MANILA, Philippines - Malacañang would not budge on its decision to cancel the P18.5-billion Laguna de Bay dredging project despite threats from the Belgian company that it would go to an arbitration court and discourage other foreign investors from coming to the Philippines.
Presidential spokesman Edwin Lacierda said yesterday the contract with Baggerwerken Decloedt en Zoon (BDZ), signed during the Arroyo administration, was different from the Aquino administration’s Public-Private Partnership (PPP) projects.
Sources said President Aquino has met with the Belgian ambassador to explain why the government could not pursue the project.

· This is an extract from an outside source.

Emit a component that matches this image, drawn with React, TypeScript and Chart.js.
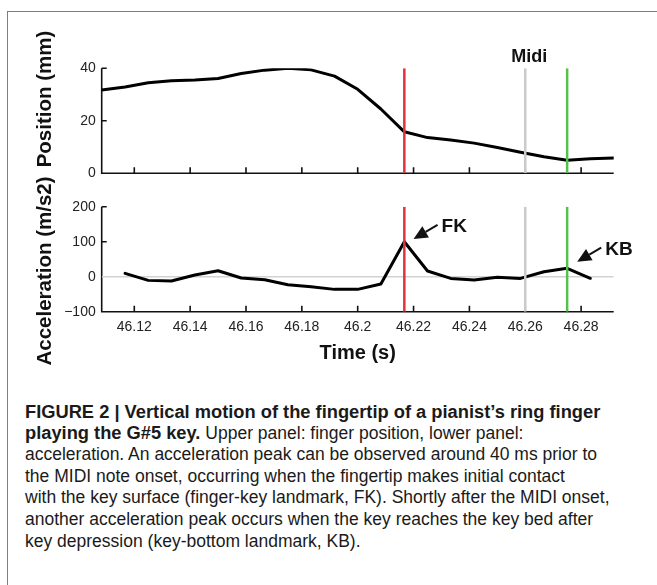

Quoting the BDZ, reports said a senior official from the Belgian embassy would recommend to the Belgian government and to the European community “to suspend all investments in the Philippines.”
Lacierda said contracts executed during the past administration must be distinguished from those entered into by the present administration.
It would now be up to the proper government departments and agencies to formally inform BDZ about the project’s cancellation, he added.
Talks are circulating that some groups are pushing for the project even if Aquino had already decided against the project, following a thorough review by his economic managers.
Sources said all the legal and other issues involving the project had been studied to make sure that the government would not have any liability in terminating the project.
Lacierda said his statement on the contract’s cancellation was in response to Laguna Lake Development Authority general manager Rodrigo Cabrera’s pronouncement that the project was only under review.
“There seems to be some confusion on the part of LLDA as to the decision of the President to cancel it,” he said.
Sources said Cabrera received a dressing down from Aquino because of the confusion that his statement created.
Lawyers identified with Executive Secretary Paquito Ochoa Jr. are pushing for the project, including a partner in his law firm, Edward Serapio, sources added.
However, Ochoa’s office said the executive secretary had nothing to do with the project.
Reports said BDZ would pursue international arbitration upon receipt of a formal notice of cancellation after the Philippine government issued a statement that the P18.5-billion Laguna Lake Rehabilitation Project has been terminated.
A Belgian official met with an undersecretary of the Department of Foreign Affairs and the BDZ to discuss the contract, after Malacañang announced that the deal had been canceled, reports added.
BDZ consultant Arthur Ponce said they were surprised to learn through the media of the project’s cancellation.
In a statement issued through Malacañang yesterday, Cabrera said: “Our marching orders are for the protection, rehabilitation and sustained development of Laguna Lake and we will implement these within the framework envisioned by President Aquino.”
He said he was inadvertently misquoted in an earlier press report, and that the LLDA was presently formulating a comprehensive master plan for Laguna de Bay to address all relevant concerns of stakeholders, Cabrera said.